§ **Raw data**:
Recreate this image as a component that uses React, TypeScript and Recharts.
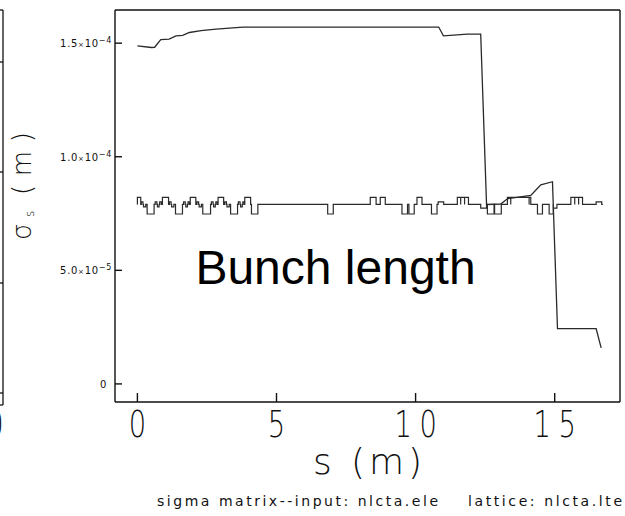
import React from "react";
import { LineChart, Line, XAxis, YAxis } from "recharts";

// sigma_s along the beamline (m)
const sigmaS = [0, 0.5, 0.62, 0.84, 1.14, 1.39, 1.63, 1.87, 2.29, 2.83, 3.31, 3.79, 10.83, 11.0, 11.86, 12.34, 12.55, 13.06, 13.3, 14.14, 14.3, 14.5, 14.92, 15.1, 16.49, 16.67];
const sigmaValue = [1.488e-4, 1.481e-4, 1.482e-4, 1.516e-4, 1.518e-4, 1.532e-4, 1.534e-4, 1.547e-4, 1.555e-4, 1.562e-4, 1.566e-4, 1.571e-4, 1.571e-4, 1.532e-4, 1.54e-4, 1.54e-4, 0.79e-4, 0.792e-4, 0.815e-4, 0.83e-4, 0.85e-4, 0.876e-4, 0.89e-4, 0.243e-4, 0.243e-4, 0.159e-4];

// lattice profile drawn on the plot: element start/end and outline level
const latticeBase = 7.9e-5;
const latticeFirst = 0;
const latticeLast = 16.73;
const latticeStart = [0.0, 0.14, 0.22, 0.35, 0.64, 0.72, 0.8, 0.9, 1.15, 1.23, 1.37, 1.66, 1.74, 1.82, 1.9, 2.14, 2.22, 2.35, 2.66, 2.74, 2.82, 2.9, 3.14, 3.22, 3.35, 3.63, 3.71, 3.79, 3.86, 4.1, 6.84, 8.37, 8.73, 9.51, 9.76, 10.05, 10.57, 10.81, 11.5, 11.62, 11.76, 12.34, 12.58, 12.84, 13.3, 13.42, 14.08, 14.38, 14.8, 14.95, 15.58, 15.72, 15.86, 16.49];
const latticeEnd = [0.12, 0.2, 0.3, 0.6, 0.7, 0.78, 0.86, 1.12, 1.21, 1.31, 1.62, 1.72, 1.8, 1.87, 2.1, 2.2, 2.3, 2.63, 2.72, 2.8, 2.87, 3.1, 3.2, 3.3, 3.6, 3.69, 3.77, 3.84, 4.07, 4.33, 7.04, 8.58, 8.91, 9.71, 9.95, 10.23, 10.77, 11.01, 11.62, 11.76, 11.9, 12.55, 12.82, 13.08, 13.42, 14.08, 14.14, 14.56, 14.95, 15.08, 15.72, 15.86, 16.0, 16.69];
const latticeLevel = [8.21e-5, 8.01e-5, 7.79e-5, 7.48e-5, 8.01e-5, 7.79e-5, 8.01e-5, 8.21e-5, 8.01e-5, 7.79e-5, 7.48e-5, 8.01e-5, 7.79e-5, 8.01e-5, 8.21e-5, 8.01e-5, 7.79e-5, 7.48e-5, 8.01e-5, 7.79e-5, 8.01e-5, 8.21e-5, 8.01e-5, 7.79e-5, 7.48e-5, 8.01e-5, 7.79e-5, 8.01e-5, 8.21e-5, 7.48e-5, 7.48e-5, 8.21e-5, 8.21e-5, 7.48e-5, 7.48e-5, 8.21e-5, 7.48e-5, 8.01e-5, 8.21e-5, 8.21e-5, 8.21e-5, 7.74e-5, 7.48e-5, 7.48e-5, 8.21e-5, 8.21e-5, 8.21e-5, 7.48e-5, 7.48e-5, 7.74e-5, 8.21e-5, 8.21e-5, 8.21e-5, 8.01e-5];

const xTicks = [0, 5, 10, 15];
const yTicks = [0, 5e-5, 1e-4, 1.5e-4];
const yTickMantissa = ["0", "5.0", "1.0", "1.5"];
const yTickExp = ["", "-5", "-4", "-4"];

const xDomain = [-0.805, 17.347];
const yDomain = [-7.96e-6, 1.646e-4];

const sigmaData = sigmaS.map((s, i) => ({ s, v: sigmaValue[i] }));

const latticeData = (() => {
  const pts = [{ s: latticeFirst, v: latticeBase }];
  latticeStart.forEach((s0, i) => {
    pts.push({ s: s0, v: latticeBase });
    pts.push({ s: s0, v: latticeLevel[i] });
    pts.push({ s: latticeEnd[i], v: latticeLevel[i] });
    pts.push({ s: latticeEnd[i], v: latticeBase });
  });
  pts.push({ s: latticeLast, v: latticeBase });
  return pts;
})();

const INK = "#111";
const LINE = "#2a2a2a";
const THIN = "DejaVu Sans";

const XTick = (props: any) => {
  const { x, payload } = props;
  const digits = String(payload.value).split("");
  const offsets = digits.length === 1 ? [0] : [-12.5, 12.5];
  return (
    <g>
      {digits.map((d, i) => (
        <text
          key={i}
          transform={`translate(${x + offsets[i]},437) scale(0.72,1)`}
          textAnchor="middle"
          fontFamily={THIN}
          fontWeight={200}
          fontSize={38}
          fill={INK}
        >
          {d}
        </text>
      ))}
    </g>
  );
};

const YTick = (props: any) => {
  const { y, index } = props;
  const exp = yTickExp[index];
  return (
    <text
      x={exp ? 112 : 107}
      y={y + 4}
      textAnchor="end"
      fontFamily={THIN}
      fontSize={10}
      letterSpacing={0.7}
      fill={INK}
    >
      {yTickMantissa[index]}
      {exp && <tspan fontSize={7}>×</tspan>}
      {exp && "10"}
      {exp && (
        <tspan dy={-4} fontSize={8}>
          {exp.replace("-", "\u2212")}
        </tspan>
      )}
    </text>
  );
};

export default function App() {
  return (
    <div
      style={{
        position: "absolute",
        left: 0,
        top: 0,
        width: 625,
        height: 516,
        background: "#fff",
      }}
    >
      <LineChart
        width={625}
        height={516}
        margin={{ top: 10, right: 5, bottom: 114, left: 115 }}
      >
        <XAxis
          xAxisId={0}
          type="number"
          dataKey="s"
          domain={xDomain}
          ticks={xTicks}
          allowDataOverflow
          height={1}
          mirror
          tickSize={9}
          stroke={INK}
          strokeWidth={1.4}
          tick={<XTick />}
        />
        <XAxis
          xAxisId="top"
          orientation="top"
          type="number"
          dataKey="s"
          domain={xDomain}
          ticks={xTicks}
          allowDataOverflow
          height={1}
          mirror
          tickSize={8}
          stroke={INK}
          strokeWidth={1.4}
          tick={false}
        />
        <YAxis
          yAxisId={0}
          type="number"
          domain={yDomain}
          ticks={yTicks}
          allowDataOverflow
          width={1}
          mirror
          tickSize={7}
          stroke={INK}
          strokeWidth={1.4}
          tick={<YTick />}
        />
        <YAxis
          yAxisId="right"
          orientation="right"
          type="number"
          domain={yDomain}
          ticks={yTicks}
          allowDataOverflow
          width={1}
          mirror
          tickSize={7}
          stroke={INK}
          strokeWidth={1.4}
          tick={false}
        />
        <Line
          data={latticeData}
          dataKey="v"
          type="linear"
          stroke={LINE}
          strokeWidth={1.2}
          dot={false}
          isAnimationActive={false}
        />
        <Line
          data={sigmaData}
          dataKey="v"
          type="linear"
          stroke={LINE}
          strokeWidth={1.3}
          dot={false}
          isAnimationActive={false}
        />
        {/* same curve on the top/right frame axes, invisible, so they render */}
        <Line
          data={sigmaData}
          dataKey="v"
          xAxisId="top"
          yAxisId="right"
          type="linear"
          stroke="none"
          dot={false}
          isAnimationActive={false}
        />
      </LineChart>

      <svg
        width={625}
        height={516}
        style={{ position: "absolute", left: 0, top: 0, pointerEvents: "none" }}
      >
        {/* edge of the neighbouring panel */}
        <g stroke={INK} strokeWidth={1.3}>
          <line x1={3} y1={10} x2={3} y2={405} />
          <line x1={0} y1={10} x2={3} y2={10} />
          <line x1={0} y1={405} x2={3} y2={405} />
          <line x1={0} y1={62} x2={3} y2={62} />
          <line x1={0} y1={172} x2={3} y2={172} />
          <line x1={0} y1={283} x2={3} y2={283} />
          <line x1={0} y1={393} x2={3} y2={393} />
        </g>
        <text
          transform="translate(-5,437) scale(0.72,1)"
          textAnchor="middle"
          fontFamily={THIN}
          fontWeight={200}
          fontSize={38}
          fill={INK}
        >
          0
        </text>

        {/* y-axis title */}
        <g transform="translate(31,240) rotate(-90)" fill={INK} fontFamily={THIN}>
          <text x={0} y={0} fontSize={26} fontWeight={200}>
            σ
          </text>
          <text x={23} y={3} fontSize={12} fontWeight={200}>
            s
          </text>
          <text x={45} y={0} fontSize={26} fontWeight={200} textLength={63} lengthAdjust="spacing">
            (m)
          </text>
        </g>

        {/* x-axis title */}
        <text
          x={313}
          y={474}
          fontFamily={THIN}
          fontWeight={200}
          fontSize={36}
          fill={INK}
          textLength={109}
          lengthAdjust="spacing"
        >
          s (m)
        </text>

        {/* annotation */}
        <text
          x={335.5}
          y={284}
          textAnchor="middle"
          fontFamily="Liberation Sans, Arial, sans-serif"
          fontSize={48}
          fill="#000"
        >
          Bunch length
        </text>

        {/* caption */}
        <text
          x={157}
          y={506}
          fontFamily={THIN}
          fontSize={14}
          fill={INK}
          textLength={281}
          lengthAdjust="spacing"
        >
          sigma matrix--input: nlcta.ele
        </text>
        <text
          x={468}
          y={506}
          fontFamily={THIN}
          fontSize={14}
          fill={INK}
          textLength={154}
          lengthAdjust="spacing"
        >
          lattice: nlcta.lte
        </text>
      </svg>
    </div>
  );
}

§ **What you will do**:
Reproduce the data above word for word from its first line through the line that holds "const yDomain = [-7.96e-6, 1.646e-4];", both ends included; skip pictures.

§ **Exercise answer**:
Recreate this image as a component that uses React, TypeScript and Recharts.
import React from "react";
import { LineChart, Line, XAxis, YAxis } from "recharts";

// sigma_s along the beamline (m)
const sigmaS = [0, 0.5, 0.62, 0.84, 1.14, 1.39, 1.63, 1.87, 2.29, 2.83, 3.31, 3.79, 10.83, 11.0, 11.86, 12.34, 12.55, 13.06, 13.3, 14.14, 14.3, 14.5, 14.92, 15.1, 16.49, 16.67];
const sigmaValue = [1.488e-4, 1.481e-4, 1.482e-4, 1.516e-4, 1.518e-4, 1.532e-4, 1.534e-4, 1.547e-4, 1.555e-4, 1.562e-4, 1.566e-4, 1.571e-4, 1.571e-4, 1.532e-4, 1.54e-4, 1.54e-4, 0.79e-4, 0.792e-4, 0.815e-4, 0.83e-4, 0.85e-4, 0.876e-4, 0.89e-4, 0.243e-4, 0.243e-4, 0.159e-4];

// lattice profile drawn on the plot: element start/end and outline level
const latticeBase = 7.9e-5;
const latticeFirst = 0;
const latticeLast = 16.73;
const latticeStart = [0.0, 0.14, 0.22, 0.35, 0.64, 0.72, 0.8, 0.9, 1.15, 1.23, 1.37, 1.66, 1.74, 1.82, 1.9, 2.14, 2.22, 2.35, 2.66, 2.74, 2.82, 2.9, 3.14, 3.22, 3.35, 3.63, 3.71, 3.79, 3.86, 4.1, 6.84, 8.37, 8.73, 9.51, 9.76, 10.05, 10.57, 10.81, 11.5, 11.62, 11.76, 12.34, 12.58, 12.84, 13.3, 13.42, 14.08, 14.38, 14.8, 14.95, 15.58, 15.72, 15.86, 16.49];
const latticeEnd = [0.12, 0.2, 0.3, 0.6, 0.7, 0.78, 0.86, 1.12, 1.21, 1.31, 1.62, 1.72, 1.8, 1.87, 2.1, 2.2, 2.3, 2.63, 2.72, 2.8, 2.87, 3.1, 3.2, 3.3, 3.6, 3.69, 3.77, 3.84, 4.07, 4.33, 7.04, 8.58, 8.91, 9.71, 9.95, 10.23, 10.77, 11.01, 11.62, 11.76, 11.9, 12.55, 12.82, 13.08, 13.42, 14.08, 14.14, 14.56, 14.95, 15.08, 15.72, 15.86, 16.0, 16.69];
const latticeLevel = [8.21e-5, 8.01e-5, 7.79e-5, 7.48e-5, 8.01e-5, 7.79e-5, 8.01e-5, 8.21e-5, 8.01e-5, 7.79e-5, 7.48e-5, 8.01e-5, 7.79e-5, 8.01e-5, 8.21e-5, 8.01e-5, 7.79e-5, 7.48e-5, 8.01e-5, 7.79e-5, 8.01e-5, 8.21e-5, 8.01e-5, 7.79e-5, 7.48e-5, 8.01e-5, 7.79e-5, 8.01e-5, 8.21e-5, 7.48e-5, 7.48e-5, 8.21e-5, 8.21e-5, 7.48e-5, 7.48e-5, 8.21e-5, 7.48e-5, 8.01e-5, 8.21e-5, 8.21e-5, 8.21e-5, 7.74e-5, 7.48e-5, 7.48e-5, 8.21e-5, 8.21e-5, 8.21e-5, 7.48e-5, 7.48e-5, 7.74e-5, 8.21e-5, 8.21e-5, 8.21e-5, 8.01e-5];

const xTicks = [0, 5, 10, 15];
const yTicks = [0, 5e-5, 1e-4, 1.5e-4];
const yTickMantissa = ["0", "5.0", "1.0", "1.5"];
const yTickExp = ["", "-5", "-4", "-4"];

const xDomain = [-0.805, 17.347];
const yDomain = [-7.96e-6, 1.646e-4];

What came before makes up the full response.